Ghosts and Such

I live in the same small Iowa town that I grew up in. I haven’t always lived here; I spent some time away, which only sharpened my sensitivity to the changes in the town while I was away wandering. As the evening haze of summer or bite of winter closes in around 9:30 in the evening, I often find myself with the urge to wander the streets of town. The walks are deathly quiet, save Friday nights when the races at the fair grounds provide a very loud white noise.

As I leave my house and turn the corner toward the park, past the ancient oaks I run into them; The ghosts of the present. The ghosts of the present live in the grand house across from the brick middle school, and the old shed by the park. The ghosts are more haunted than haunting. They’re resigned to their fate and bear animosity towards no one.

Each ghost is a dead dream; a dream of what something in town could have been, should have been, once was.

Growing towns have a vitality. They are building. They are growing. They are moving towards something. As demographics and economics shift, people try to find that excitement again. The pinnacle of any town is the moment before the big break hits; the future is always grander in our dreams than reality. The future is our present with different toys and faces.

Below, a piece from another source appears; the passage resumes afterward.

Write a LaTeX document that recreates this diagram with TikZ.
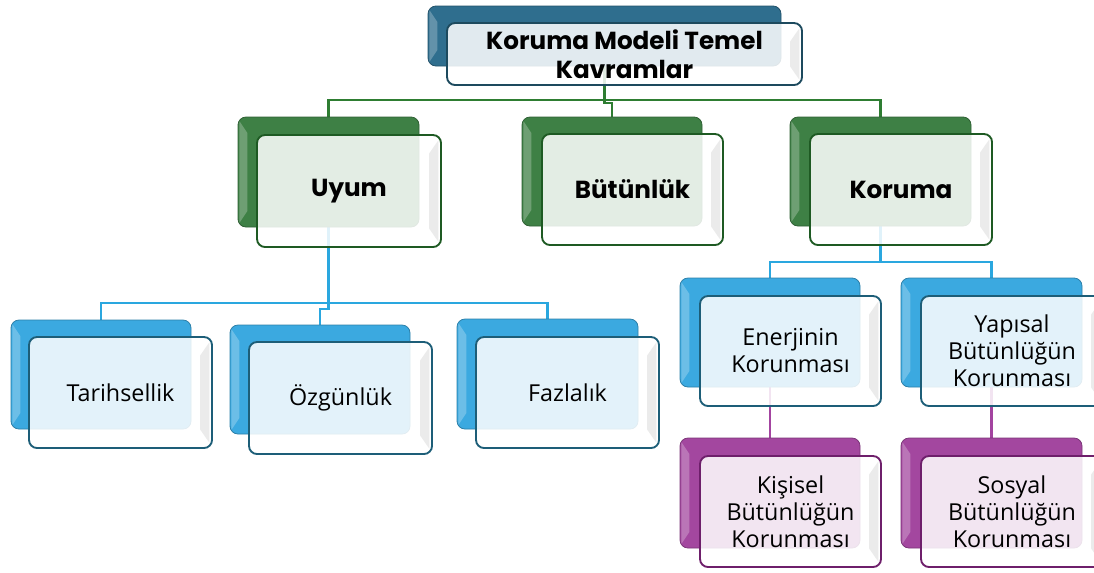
\documentclass[tikz,border=0pt]{standalone}
\usepackage{fontspec}
\setmainfont{Open Sans}
\newfontfamily\titlefont{Poppins}
\usetikzlibrary{fit,backgrounds}
\definecolor{gback}{HTML}{3E8045}
\definecolor{gdark}{HTML}{1E5A23}
\definecolor{gline}{HTML}{2E7D32}
\definecolor{tback}{HTML}{2F6E8E}
\definecolor{tdark}{HTML}{1D4A5E}
\definecolor{bback}{HTML}{3BA9E0}
\definecolor{bdark}{HTML}{1D5E78}
\definecolor{bline}{HTML}{2AA7DF}
\definecolor{pback}{HTML}{A3479F}
\definecolor{pdark}{HTML}{6E1F6B}
\definecolor{pline}{HTML}{A344A0}
\tikzset{
  backbox/.style={rounded corners=6pt, inner sep=0pt, fill=#1, draw=#1!75!black, line width=0.6pt,
    path picture={\fill[white, opacity=0.25, sharp corners]
      ([xshift=1pt,yshift=-3pt]path picture bounding box.north west) --
      ([xshift=7pt,yshift=-12pt]path picture bounding box.north west) --
      ([xshift=7pt,yshift=12pt]path picture bounding box.south west) --
      ([xshift=1pt,yshift=3pt]path picture bounding box.south west) -- cycle;}},
  frontbox/.style={rounded corners=6pt, inner sep=0pt, fill=white, fill opacity=0.86,
    draw opacity=1, draw=#1, line width=1.4pt,
    path picture={\fill[black, opacity=0.08, sharp corners]
      ([xshift=-2pt,yshift=-4pt]path picture bounding box.north east) --
      ([xshift=-9pt,yshift=-14pt]path picture bounding box.north east) --
      ([xshift=-9pt,yshift=14pt]path picture bounding box.south east) --
      ([xshift=-2pt,yshift=4pt]path picture bounding box.south east) -- cycle;}},
  boldtext/.style={align=center, font=\titlefont\bfseries\fontsize{18.5pt}{21.75pt}\selectfont},
  plaintext/.style={align=center, font=\fontsize{17.5pt}{20.25pt}\selectfont},
  link/.style={line width=1.8pt, draw=#1},
}
\begin{document}
\begin{tikzpicture}[x=0.75pt,y=-0.75pt]
\useasboundingbox (0,0) rectangle (1094,572);
% top
\node[backbox=tback, fit={(428,6) (781,66)}] (topb) {};
\node[frontbox=tdark, fit={(447,23) (802,85)}] (topf) {};
\node[boldtext] (topt) at (topf.center) {Koruma Modeli Temel\\Kavramlar};
% level 1
\node[backbox=gback, fit={(238,117) (419,227)}] (uyumb) {};
\node[frontbox=gdark, fit={(257,135) (441,247)}] (uyumf) {};
\node[boldtext] (uyumt) at (uyumf.center) {Uyum};
\node[backbox=gback, fit={(522,117) (702,226)}] (butb) {};
\node[frontbox=gdark, fit={(542,134) (723,245)}] (butf) {};
\node[boldtext] (butt) at (butf.center) {Bütünlük};
\node[backbox=gback, fit={(790,117) (971,226)}] (korb) {};
\node[frontbox=gdark, fit={(810,134) (992,245)}] (korf) {};
\node[boldtext] (kort) at (korf.center) {Koruma};
% level 2 under Uyum
\node[backbox=bback, fit={(11,320) (191,429)}] (tarb) {};
\node[frontbox=bdark, fit={(29,337) (212,448)}] (tarf) {};
\node[plaintext] (tart) at (tarf.center) {Tarihsellik};
\node[backbox=bback, fit={(230,325) (410,434)}] (ozgb) {};
\node[frontbox=bdark, fit={(249,342) (432,454)}] (ozgf) {};
\node[plaintext] (ozgt) at (ozgf.center) {Özgünlük};
\node[backbox=bback, fit={(457,319) (638,429)}] (fazb) {};
\node[frontbox=bdark, fit={(476,337) (659,448)}] (fazf) {};
\node[plaintext] (fazt) at (fazf.center) {Fazlalık};
% level 2 under Koruma
\node[backbox=bback, fit={(680,278) (860,387)}] (enb) {};
\node[frontbox=bdark, fit={(700,296) (881,406)}] (enf) {};
\node[plaintext] (ent) at (enf.center) {Enerjinin\\Korunması};
\node[backbox=bback, fit={(901,278) (1082,387)}] (yapb) {};
\node[frontbox=bdark, fit={(921,296) (1103,406)}] (yapf) {};
\node[plaintext] (yapt) at (yapf.center) {Yapısal\\Bütünlüğün\\Korunması};
% level 3
\node[backbox=pback, fit={(680,438) (860,548)}] (kisb) {};
\node[frontbox=pdark, fit={(700,456) (881,567)}] (kisf) {};
\node[plaintext] (kist) at (kisf.center) {Kişisel\\Bütünlüğün\\Korunması};
\node[backbox=pback, fit={(901,438) (1082,548)}] (sosb) {};
\node[frontbox=pdark, fit={(921,456) (1103,567)}] (sosf) {};
\node[plaintext] (sost) at (sosf.center) {Sosyal\\Bütünlüğün\\Korunması};
% connectors
\begin{scope}[on background layer]
  \coordinate (gbus) at (topb.center |- 0,100);
  \draw[link=gline] (topb.center) -- (gbus);
  \draw[link=gline] (uyumb.north) |- (gbus) -| (korb.north);
  \draw[link=gline] (gbus) -- ++(0,3) -| (butb.north);
  \coordinate (ubus) at (uyumb.center |- 0,303);
  \draw[link=bline] (uyumb.center) -- (ubus);
  \draw[link=bline] (tarb.north) |- (ubus) -| (fazb.north);
  \draw[link=bline] (ubus) -- ++(0,6) -| (ozgb.north);
  \coordinate (kbus) at (korb.center |- 0,262);
  \draw[link=bline] (korb.center) -- (kbus);
  \draw[link=bline] (enb.north) |- (kbus) -| (yapb.north);
  \draw[link=pline] (enb.center) -- (kisb.north);
  \draw[link=pline] (yapb.center) -- (sosb.north);
\end{scope}
\end{tikzpicture}
\end{document}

If you live in a town that doesn’t have growth to look forward to, all you can do is resist a slide into oblivion, or, occasionally, get lucky and have a boom, a new business moves into town and pushes back the curve, before oblivion beckons again.

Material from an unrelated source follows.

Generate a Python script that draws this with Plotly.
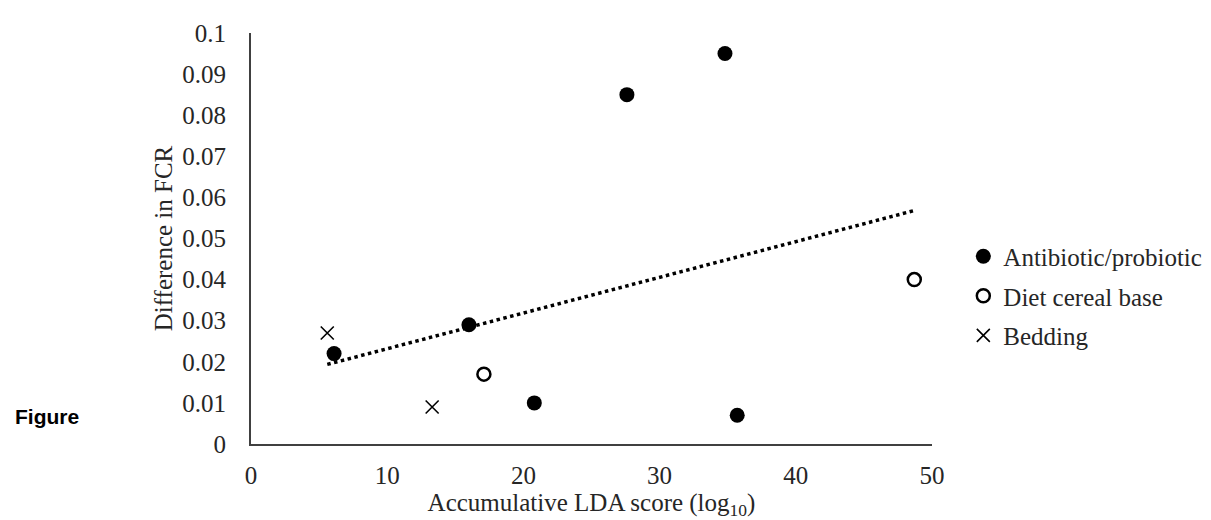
import numpy as np
import plotly.graph_objects as go

# Data
anti_x = [6.1, 16.0, 20.8, 27.6, 34.8, 35.7]
anti_y = [0.022, 0.029, 0.010, 0.085, 0.095, 0.007]
diet_x = [17.1, 48.7]
diet_y = [0.017, 0.040]
bed_x = [5.6, 13.3]
bed_y = [0.027, 0.009]

x_ticks = [0, 10, 20, 30, 40, 50]
y_ticks = [0, 0.01, 0.02, 0.03, 0.04, 0.05, 0.06, 0.07, 0.08, 0.09, 0.1]
y_labels = ["0", "0.01", "0.02", "0.03", "0.04", "0.05", "0.06", "0.07", "0.08", "0.09", "0.1"]

all_x = np.array(anti_x + diet_x + bed_x)
all_y = np.array(anti_y + diet_y + bed_y)
slope, intercept = np.polyfit(all_x, all_y, 1)
trend_x = [all_x.min(), all_x.max()]
trend_y = [slope * v + intercept for v in trend_x]

SERIF = "Liberation Serif"
TXT = "#262626"
FS = 25

fig = go.Figure()
fig.add_trace(go.Scatter(x=trend_x, y=trend_y, mode="lines",
                         line=dict(color="black", width=3.5, dash="dot"),
                         showlegend=False, hoverinfo="skip"))
fig.add_trace(go.Scatter(x=anti_x, y=anti_y, mode="markers", name="Antibiotic/probiotic",
                         legendgroup="a",
                         marker=dict(symbol="circle", size=15, color="black")))
fig.add_trace(go.Scatter(x=diet_x, y=diet_y, mode="markers", name="Diet cereal base",
                         legendgroup="b",
                         marker=dict(symbol="circle-open", size=13, color="black",
                                     line=dict(width=2.5, color="black"))))
fig.add_trace(go.Scatter(x=bed_x, y=bed_y, mode="markers", name="Bedding",
                         legendgroup="c",
                         marker=dict(symbol="x-thin-open", size=13, color="black",
                                     line=dict(width=1.6, color="black"))))

fig.add_annotation(text="<b>Figure</b>", xref="paper", yref="paper",
                   x=-0.349, y=0.067, xanchor="left", yanchor="middle",
                   showarrow=False, font=dict(family="Liberation Sans", size=21, color="black"))

fig.update_layout(
    width=1211, height=520,
    margin=dict(l=243, r=283, t=17, b=84),
    paper_bgcolor="white", plot_bgcolor="white",
    font=dict(family=SERIF, size=FS, color=TXT),
    legend=dict(x=1.046, y=0.512, xanchor="left", yanchor="top",
                font=dict(family=SERIF, size=FS, color=TXT),
                itemwidth=30, tracegroupgap=4, bgcolor="rgba(0,0,0,0)"),
    xaxis=dict(range=[0, 50], tickvals=x_ticks, showgrid=False, zeroline=False,
               showline=True, linecolor="#404040", linewidth=2,
               ticks="outside", ticklen=8, tickcolor="rgba(0,0,0,0)",
               tickfont=dict(family=SERIF, size=FS, color=TXT),
               title=dict(text="Accumulative LDA score (log<sub>10</sub>)",
                          font=dict(family=SERIF, size=FS, color=TXT), standoff=4)),
    yaxis=dict(range=[0, 0.1], tickvals=y_ticks, ticktext=y_labels, showgrid=False,
               zeroline=False, showline=True, linecolor="#404040", linewidth=2,
               ticks="outside", ticklen=18, tickcolor="rgba(0,0,0,0)",
               tickfont=dict(family=SERIF, size=FS, color=TXT),
               title=dict(text="Difference in FCR",
                          font=dict(family=SERIF, size=FS, color=TXT), standoff=3)),
)

fig.write_html("out.html")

But those stubborn enough to stay won’t acknowledge that they will never again have a glory day to look forward to. They form historical societies, trying to convince themselves that what they have built won’t go the way of the baseball diamond they grew up playing on. They grasp at the past are like kids you see at the fair with an unruly calf, desperately holding less and less of the lead as the calf takes off, convinced that they can stop the inevitable, and left in the end with only a bleeding, empty palm.

Deep down, the creators of the ghosts I see around town had to know that many of their plans would turn into ghosts. As Job says in The Good Book, “Man that is born of a woman is of few days and full of trouble. He cometh forth like a flower, and is cut down: he fleeth also as a shadow, and continueth not.”

The builders of the towns of the future are no different than the old men of the historical societies and genealogies. They just don’t yet realize that what they are creating will begin to die the moment it is created.